本文以天津县为例,首先试图考察义和团运动在华北农村社会结构中占有何种地位,其次是阐明运动主体力量的发展过程。
为了从农村定期市圈和宗教圈这一侧面出发,解明清末天津县的社会结构,笔者根据《津门保甲图说》,制作了天津县道教诸庙的分布表及包括六种职业分类的户数分布图。以此为基础,复原了天津县八个地区的市场阶层结构,考察了各市场集落及市场圈的选定条件的特征。
以天津县西南地区为例,杨柳青镇不仅具有作为四周农民交易场所的中间市场地的机能,而且作为南运河水运的中继基地,商业十分发达。由于河流的原因,杨柳青镇同义和团的重要基地大清河流域的白沟河镇、子牙河流域的王家口镇以及同样是南运河流域的独流镇等紧密地联系在一起。这些镇的共同点是都具有靠运河流通而扩展起来的中间市场机能。此外,在杨柳青镇,除了有规模较大的娘娘庙和玉皇庙以外,还有像龙王庙、大王庙、马神庙那样通过祈求风调雨顺、牲畜平安,和农民的实际生活紧密联系的庙宇,这说明四周的村庄已处在这种宗教圈的包摄之中。而且,真武庙还分布于杨柳青镇以外的其他四个集落之中,由此我们可以确认标准市场的数字。真武庙所在的教场村、卞家庄、曹家庄、大梁家庄,在集落内分布有二三种类的庙宇,是宗教设施在质和量两方面都要优于附近其他村落的“大村”。从教场村、卞家庄、曹家庄、大梁家庄的职业结构来看,各庄的佣作(雇农)的比例较高(22.4%~28.8%),同周围村落相比,铺户(定住的商业户及手工业户)也较多。特别是大梁家庄的二座真武庙及大型的关帝庙由各村联合管理。义和团运动期间,以这十三个村之间成立的“联庄会”为基础,形成了各村落之间团的联盟。
从西南地区来看,同一集落内拥有复数坛口的只有杨柳青镇。中间市场地的杨柳青镇首先设有总坛口,其次在这一市场圈的各个村庄设有“坎”字团的坛口。只是杨家庄及教场村有其他“乾”字团的坛口。这是因为这些村落邻近县城,不包摄于杨柳青镇的市场圈内。在曹庄子(曹家庄)、小稍直口、杨家庄、教场村,每个标准市场圈设有一座坛口,“代表”着标准市场圈内那些没设坛口的村庄。也就是说,进行降神附体仪式和拳术演练的坛口,并不普遍地设立于自然村这一层次,它的分布可以市场圈的存在为前提来加以说明。
如果把以上说明的情况分成集落类型来加以整理,可以看出,在一般的农村,不都设有坛口,无坛口村的团民为了演练拳术,要前往附近市场集落的坛口。
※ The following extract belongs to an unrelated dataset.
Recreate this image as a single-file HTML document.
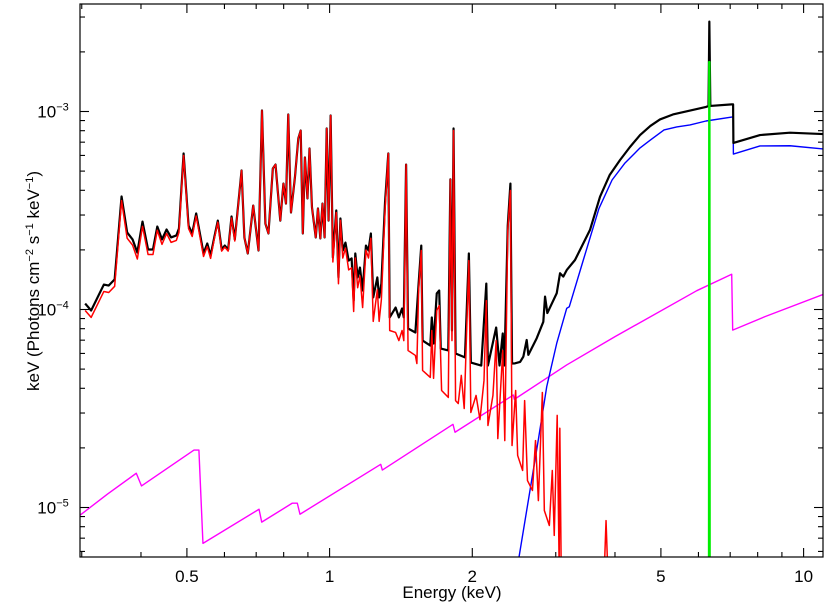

只是在进行战斗动员的时候,村落才成为召集团民的单位。在标准市场地(大村)几乎毫无例外地设有坛口,“代表”着标准市场圈内的若干村庄。此外,还可以看到在村落结盟组成“联庄会”的情况下,结盟的各村落以核心集落为中心设立同一系统(团字、首领)坛口的事例。在中间市场地设立的总坛口,具有对所属市场圈内的集落进行“铺坛”活动,指挥下属各坛口的机能。在中心市场地(天津城乡内外)设立的坛口,具有来自县内外各乡团民的“驻营地”的性质。
以上述这些关系可以来解释运动主体的发展过程。“初期”(光绪二十五年末——光绪二十六年三月),山东、直隶的拳师们首先扎根于市场集落(杨柳青镇、高家村、张家窝、大南河村、独流镇等),形成了活动的基地。这些总坛口的老师设立了市场圈内各村落的坛口。“发展期”(同年三月——五月中旬),召集了广泛的农民大众加入义和团,并和村落内的领导者阶层建立了合作关系。在“最盛期”(五月中旬——六月十八日),各位老师率领数百人至数千人的“团连盟”,向天津进发。在战斗过程中,原来的宗教仪式也渐渐被简化。
通过以上的考察,我们可以看出天津义和团运动的特征。这就是以农村市场阶层结构为媒介,统率各村落坛口的总坛口,具有高度的组织力量和动员力量,可以进行较大规模的战斗。此外,相对于北京的义和团被清廷收容为“官团”来说,天津的总坛口首领们始终保持着各自独立的势力。